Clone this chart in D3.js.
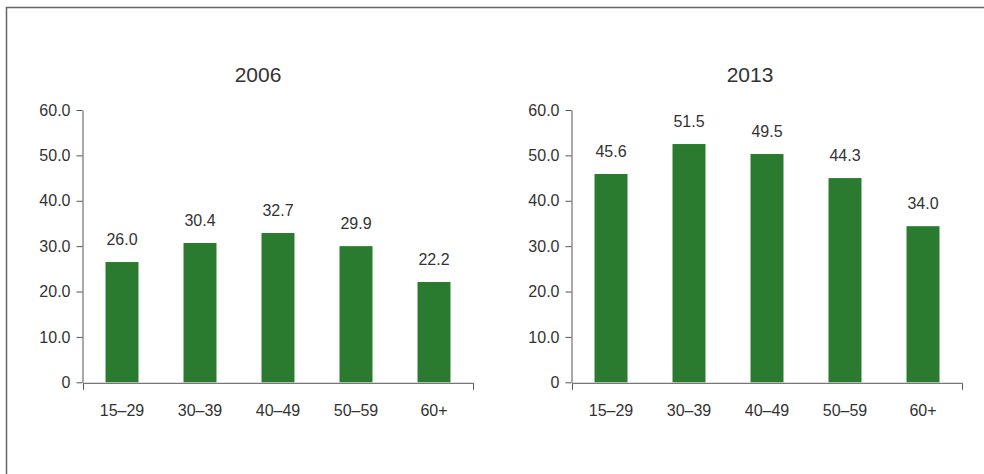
<!DOCTYPE html>
<html>
<head>
<meta charset="utf-8">
<script src="https://cdn.jsdelivr.net/npm/d3@7/dist/d3.min.js"></script>
<style>
  html, body { margin: 0; padding: 0; background: #fff; }
  svg { display: block; }
  text { font-family: "Liberation Sans", Arial, Helvetica, sans-serif; fill: #333; }
</style>
</head>
<body>
<svg id="chart" width="984" height="474"></svg>
<script>
// ---- data ----
const categories = ["15–29", "30–39", "40–49", "50–59", "60+"];
const titles = ["2006", "2013"];
const labels2006 = ["26.0", "30.4", "32.7", "29.9", "22.2"];
const labels2013 = ["45.6", "51.5", "49.5", "44.3", "34.0"];
// bar heights as drawn in the picture
const values2006 = [26.5, 30.7, 32.9, 30.0, 22.1];
const values2013 = [45.9, 52.5, 50.3, 45.0, 34.4];
const yTicks = [0, 10, 20, 30, 40, 50, 60];
const yTickLabels = ["0", "10.0", "20.0", "30.0", "40.0", "50.0", "60.0"];

const svg = d3.select("#chart");

// frame (top and left edges visible)
svg.append("path")
  .attr("d", "M6.5,480 V7.5 H990")
  .attr("fill", "none")
  .attr("stroke", "#666")
  .attr("stroke-width", 1.5);

const panels = [
  { title: titles[0], labels: labels2006, values: values2006, x0: 83, x1: 473, yAxisX: 82, titleX: 258 },
  { title: titles[1], labels: labels2013, values: values2013, x0: 572, x1: 962, yAxisX: 571, titleX: 750 }
];

const y = d3.scaleLinear().domain([0, 60]).range([382.3, 110]);
const green = "#2a7b30";
const axisColor = "#555";

panels.forEach(p => {
  const g = svg.append("g");
  const pIn = 0.577;
  const x = d3.scaleBand().domain(categories).range([p.x0, p.x1])
    .paddingInner(pIn).paddingOuter(pIn / 2);

  // title
  g.append("text")
    .attr("x", p.titleX).attr("y", 81.5)
    .attr("text-anchor", "middle")
    .style("font-size", "21px")
    .text(p.title);

  // bars
  g.selectAll("rect.bar").data(p.values).join("rect")
    .attr("class", "bar")
    .attr("x", (d, i) => x(categories[i]))
    .attr("width", x.bandwidth())
    .attr("y", d => y(d))
    .attr("height", d => y(0) - y(d))
    .attr("fill", green);

  // value labels
  g.selectAll("text.val").data(p.values).join("text")
    .attr("class", "val")
    .attr("x", (d, i) => x(categories[i]) + x.bandwidth() / 2)
    .attr("y", d => y(d) - 17)
    .attr("text-anchor", "middle")
    .style("font-size", "16px")
    .text((d, i) => p.labels[i]);

  // y axis
  const yAxis = d3.axisLeft(y).tickValues(yTicks)
    .tickFormat((d, i) => yTickLabels[i])
    .tickSize(6).tickSizeOuter(0).tickPadding(6);
  const ya = g.append("g").attr("transform", `translate(${p.yAxisX + 0.5},0)`).call(yAxis);
  ya.select(".domain").attr("stroke", axisColor);
  ya.selectAll(".tick line").attr("stroke", axisColor);
  ya.selectAll(".tick text").style("font-size", "16px").attr("fill", "#333")
    .style("font-family", "'Liberation Sans', Arial, sans-serif");

  // x axis
  const xAxis = d3.axisBottom(x).tickSizeInner(0).tickSizeOuter(7).tickPadding(22);
  const xa = g.append("g").attr("transform", `translate(0,${y(0) + 0.5})`).call(xAxis);
  xa.select(".domain").attr("stroke", axisColor);
  xa.selectAll(".tick text").style("font-size", "16px").attr("fill", "#333")
    .style("font-family", "'Liberation Sans', Arial, sans-serif");
});
</script>
</body>
</html>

=====

Description of the task »
Repeat the material verbatim. Do not carry over any picture.

Solution to this exercise »
Clone this chart in D3.js.
<!DOCTYPE html>
<html>
<head>
<meta charset="utf-8">
<script src="https://cdn.jsdelivr.net/npm/d3@7/dist/d3.min.js"></script>
<style>
  html, body { margin: 0; padding: 0; background: #fff; }
  svg { display: block; }
  text { font-family: "Liberation Sans", Arial, Helvetica, sans-serif; fill: #333; }
</style>
</head>
<body>
<svg id="chart" width="984" height="474"></svg>
<script>
// ---- data ----
const categories = ["15–29", "30–39", "40–49", "50–59", "60+"];
const titles = ["2006", "2013"];
const labels2006 = ["26.0", "30.4", "32.7", "29.9", "22.2"];
const labels2013 = ["45.6", "51.5", "49.5", "44.3", "34.0"];
// bar heights as drawn in the picture
const values2006 = [26.5, 30.7, 32.9, 30.0, 22.1];
const values2013 = [45.9, 52.5, 50.3, 45.0, 34.4];
const yTicks = [0, 10, 20, 30, 40, 50, 60];
const yTickLabels = ["0", "10.0", "20.0", "30.0", "40.0", "50.0", "60.0"];

const svg = d3.select("#chart");

// frame (top and left edges visible)
svg.append("path")
  .attr("d", "M6.5,480 V7.5 H990")
  .attr("fill", "none")
  .attr("stroke", "#666")
  .attr("stroke-width", 1.5);

const panels = [
  { title: titles[0], labels: labels2006, values: values2006, x0: 83, x1: 473, yAxisX: 82, titleX: 258 },
  { title: titles[1], labels: labels2013, values: values2013, x0: 572, x1: 962, yAxisX: 571, titleX: 750 }
];

const y = d3.scaleLinear().domain([0, 60]).range([382.3, 110]);
const green = "#2a7b30";
const axisColor = "#555";

panels.forEach(p => {
  const g = svg.append("g");
  const pIn = 0.577;
  const x = d3.scaleBand().domain(categories).range([p.x0, p.x1])
    .paddingInner(pIn).paddingOuter(pIn / 2);

  // title
  g.append("text")
    .attr("x", p.titleX).attr("y", 81.5)
    .attr("text-anchor", "middle")
    .style("font-size", "21px")
    .text(p.title);

  // bars
  g.selectAll("rect.bar").data(p.values).join("rect")
    .attr("class", "bar")
    .attr("x", (d, i) => x(categories[i]))
    .attr("width", x.bandwidth())
    .attr("y", d => y(d))
    .attr("height", d => y(0) - y(d))
    .attr("fill", green);

  // value labels
  g.selectAll("text.val").data(p.values).join("text")
    .attr("class", "val")
    .attr("x", (d, i) => x(categories[i]) + x.bandwidth() / 2)
    .attr("y", d => y(d) - 17)
    .attr("text-anchor", "middle")
    .style("font-size", "16px")
    .text((d, i) => p.labels[i]);

  // y axis
  const yAxis = d3.axisLeft(y).tickValues(yTicks)
    .tickFormat((d, i) => yTickLabels[i])
    .tickSize(6).tickSizeOuter(0).tickPadding(6);
  const ya = g.append("g").attr("transform", `translate(${p.yAxisX + 0.5},0)`).call(yAxis);
  ya.select(".domain").attr("stroke", axisColor);
  ya.selectAll(".tick line").attr("stroke", axisColor);
  ya.selectAll(".tick text").style("font-size", "16px").attr("fill", "#333")
    .style("font-family", "'Liberation Sans', Arial, sans-serif");

  // x axis
  const xAxis = d3.axisBottom(x).tickSizeInner(0).tickSizeOuter(7).tickPadding(22);
  const xa = g.append("g").attr("transform", `translate(0,${y(0) + 0.5})`).call(xAxis);
  xa.select(".domain").attr("stroke", axisColor);
  xa.selectAll(".tick text").style("font-size", "16px").attr("fill", "#333")
    .style("font-family", "'Liberation Sans', Arial, sans-serif");
});
</script>
</body>
</html>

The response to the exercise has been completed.